The frequent option for an open balcony or terrace, full of flowers and leisure furniture marks a radical shift from the local middle class’ options of the mid 2000s. The enthusiasm for double-glazed windows at the time gave rise to a mass phenomenon of enclosure of balconies and loggias. In most cases when somebody was buying an apartment, the first step of its renovation was beginning (and sometimes ended as well) with the fitting of double glazed windows (Iancu 2011). A similar step was taken for closing the balcony, a common practice in socialist Romania. After 2005, double-glazed windows had become such a valued social status indicator, that they entered pop culture by means of a music hit of those times: “Termopane, termopane!” of artist Florin Chilian.
Once this era ended, these balconies become recently part of a wider universe of domestic material culture which the members of the middle class start to leave behind, sometimes as an explicit statement to part with the materialities associated with post-socialist transition (considered to be domestic improvements motivated by necessity) but also stimulated by the offer of Ikea and other home improvement stores.
The open balcony becomes, in some cases, a metaphor for an absent garden. One of my interlocutors has developed a whole greening project focused on his balcony, which included its paving with waterproof deck and pots of flowers and herbs. Simultaneously, the balcony becomes a refuge for smokers trying to protect their children from second-hand smoke.
On such balconies/terraces, the storage spaces are absent or diminished in size in favour of new items signalling leisure-time activities as a similar phenomenon described by Fehervary (2012) for a Hungarian city. Objects are stored in garages or improvised closets and pantries. The neighbours who shift away from this type of representation are severely criticised on the residential Facebook groups through rituals of public shaming rebuking the “inappropriate” (to read: as in the socialist period or as – as one of the inhabitants posted) use of balcony – “in a ghetto”).
Far from suggesting that the decision to abandon socialist apartment buildings for the new buildings with open terraces is the only driver for residential change, affirmations of my interlocutors do indicate that the double-glazed enclosed balcony has ceased to embody the “respectable material standards” (Patico 2008) of middle-class identities and aspirations, making more and more obvious the symbolic dichotomy between the socialist apartment building and the new residential ensembles.

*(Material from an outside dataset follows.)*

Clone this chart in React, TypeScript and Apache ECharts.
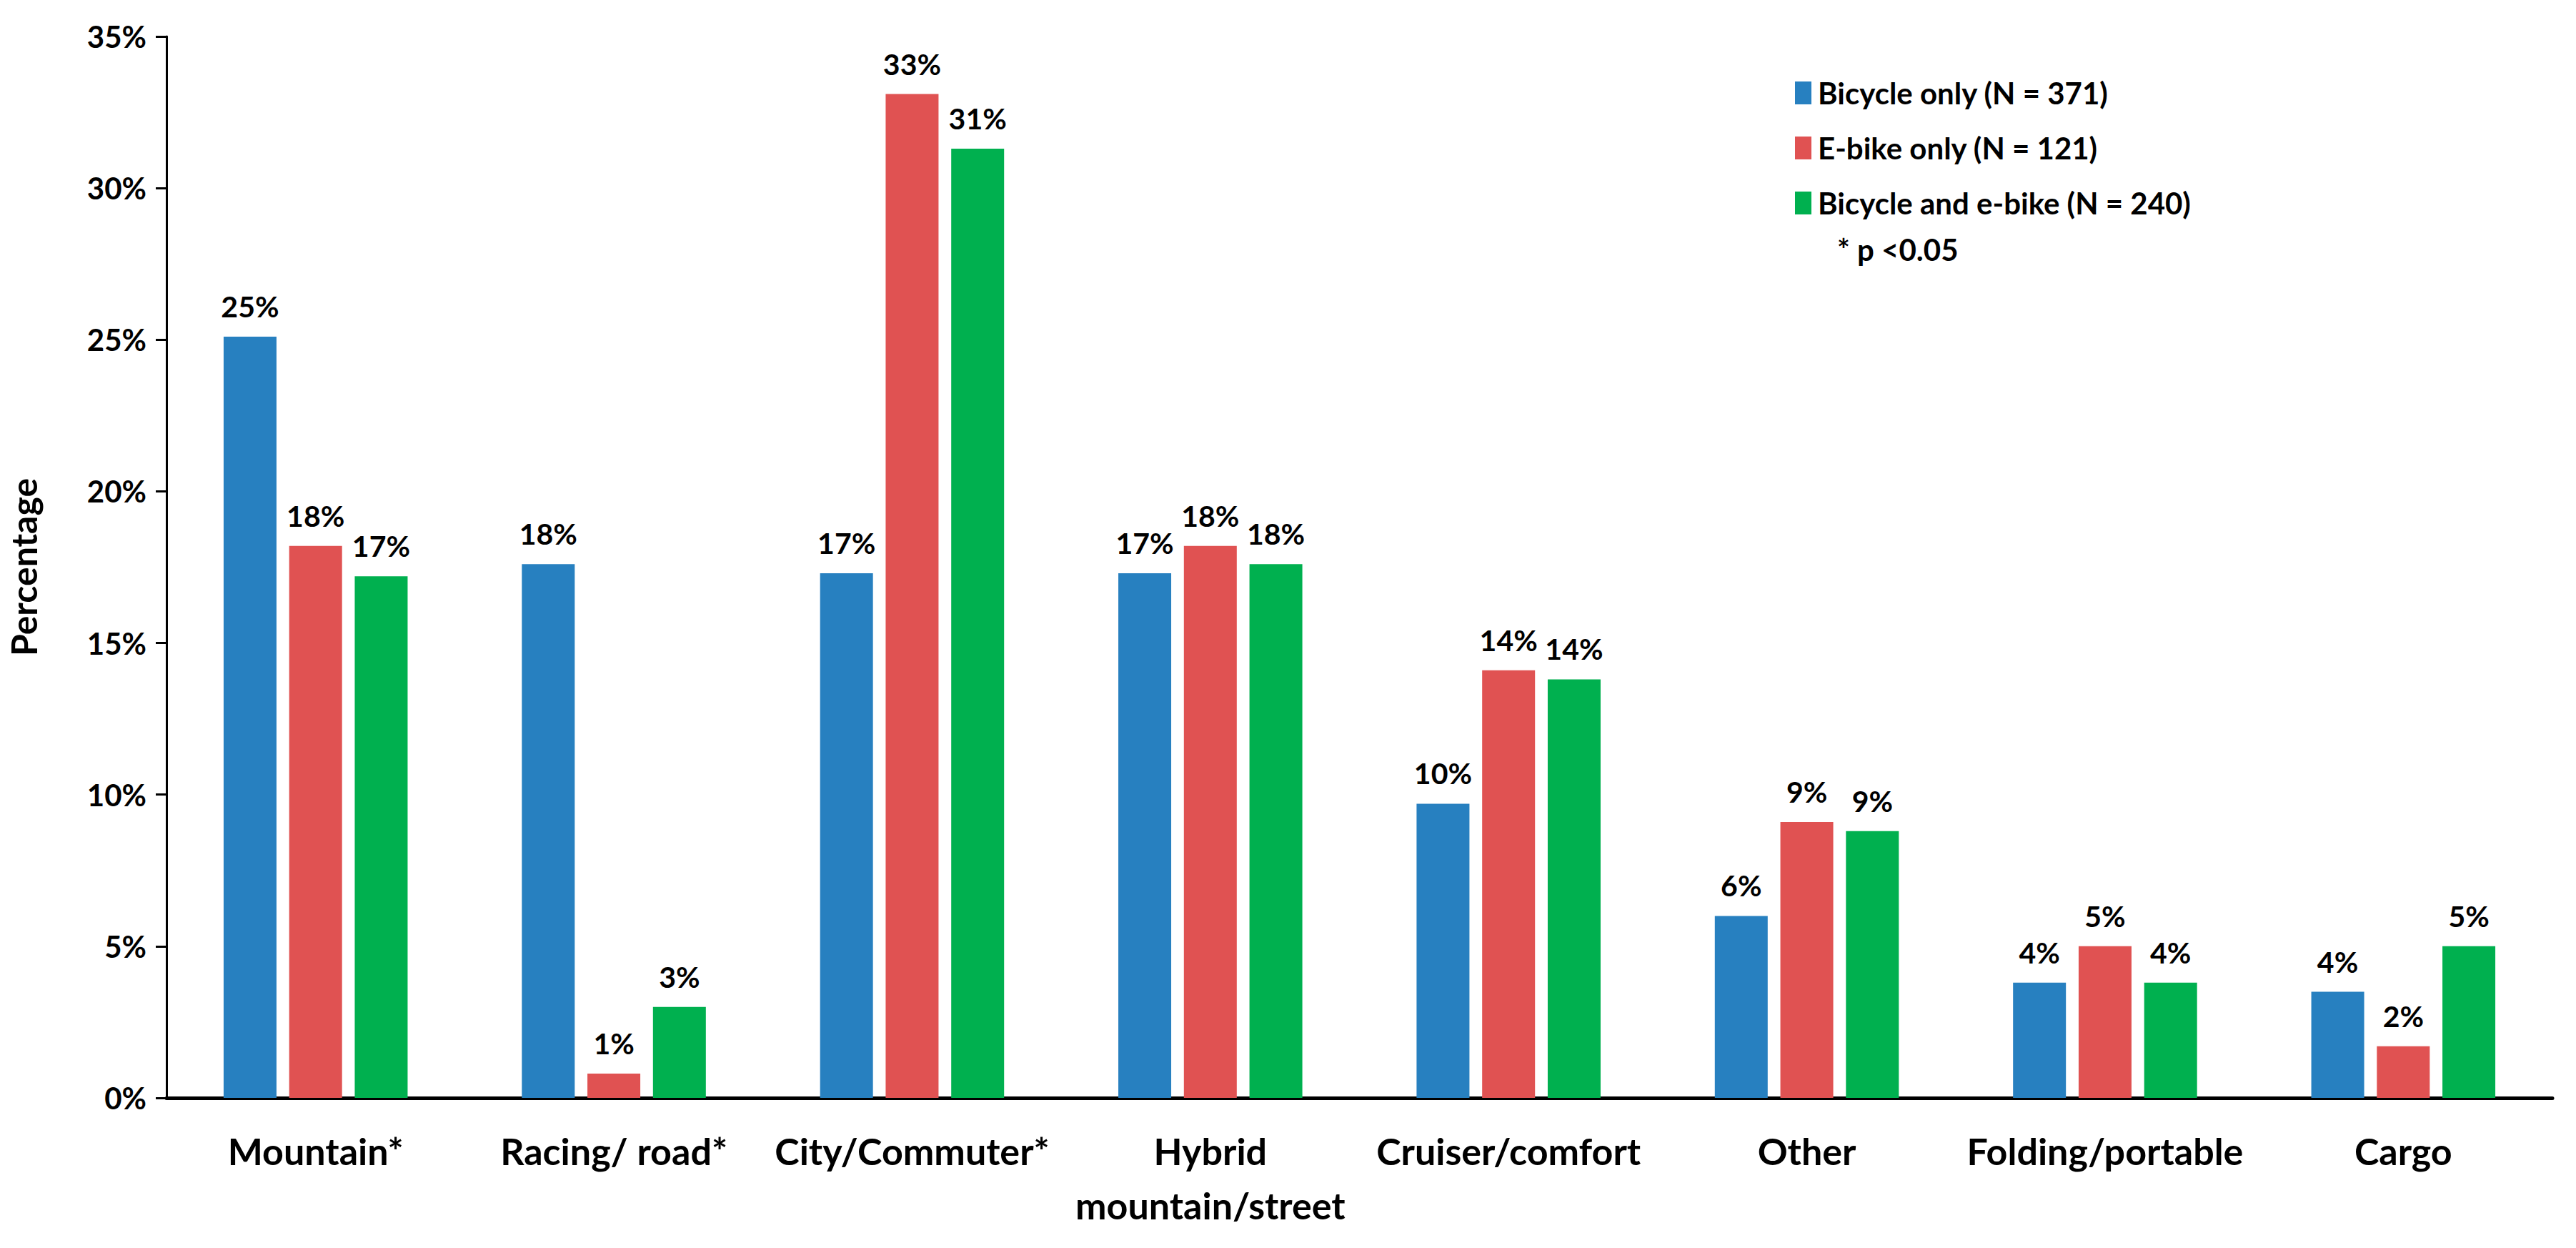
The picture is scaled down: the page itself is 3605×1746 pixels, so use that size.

References: Fehervary, K. (2012), “Postsocialist Middle Classes and the New “Family House” in Hungary”, in R. Heiman, C. Freeman and M. Liechty (eds), The global middle classes: theorizing through ethnography. Santa Fe: School for Advanced Research Press. Pp. 117-144
Iancu, B. (2011), “The Golden Age of Termopane. The Social Life of Post‐Socialist Windows”, Martor, 16, pp. 19‐33.
Patico J. (2008), Consumption and Social Change in a Post-Soviet Middle Class. Stanford, CA and Washington, DC: Stanford University and Woodrow Wilson Center Press.